Popham married first Dorothy Cole (died 1643) and second Letitia Carre, daughter of William Carre of Ferniehurst, Scotland, half brother to Robert Carre, favourite of King James I. By his second wife, he had eight children, of whom six, three sons and three daughters, survived into adulthood:

- Sir Francis Popham (died 28 August 1674), of Littlecote, Wiltshire, who married Helena Rogers and had children:
  - Alexander Popham, who married Anne Montagu, daughter of Ralph Montagu, 1st Duke of Montagu. Their daughter, Elizabeth (died 20 March 1761), married firstly Edward Montagu, Viscount Hinchingbrooke, and secondly Francis Seymour, of Sherborne, Dorset.
  - Letitia Popham (died 1738), who married Sir Edward Seymour, 5th Baronet, her aunt's step-son. Her son was Edward Seymour, 8th Duke of Somerset, who inherited the dukedom from his father's 6th cousin Algernon Seymour, 7th Duke of Somerset who died in 1750 without male children.
- Alexander Popham (died 4 January 1718/19) who married Jane French and inherited the estates from his nephew Alexander.
- George Popham (died 28 January 1686/87), who married Dulcibella Ford and was the progenitor of the Pophams of Winchester and the Isle of Wight.
- Essex Popham, eldest daughter, who married on 17 August 1663 John Poulett, 3rd Baron Poulett and had children.
- Letitia Popham (died 16 March 1714), who became the second wife of Sir Edward Seymour, 4th Baronet, of Berry Pomeroy in Devon.
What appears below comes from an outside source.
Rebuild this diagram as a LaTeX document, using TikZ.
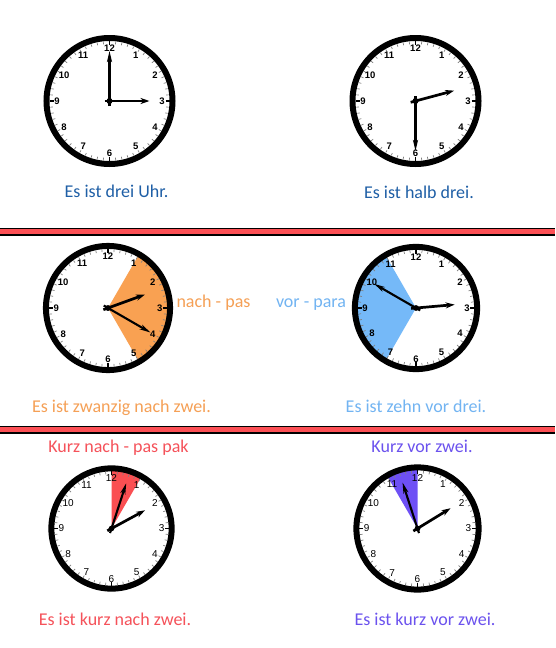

- Ann Popham (died 20 April 1684), who married William Ashe of Heytesbury in Wiltshire.

=== Deaf nephew ===
This Alexander Popham is not to be confused with his nephew Alexander Popham, son of Alexander's brother Edward Popham, who was born deaf and was taught to speak by two scientists, John Wallis and William Holder. He is considered to be one of the earliest cases of a born deaf person learning to talk.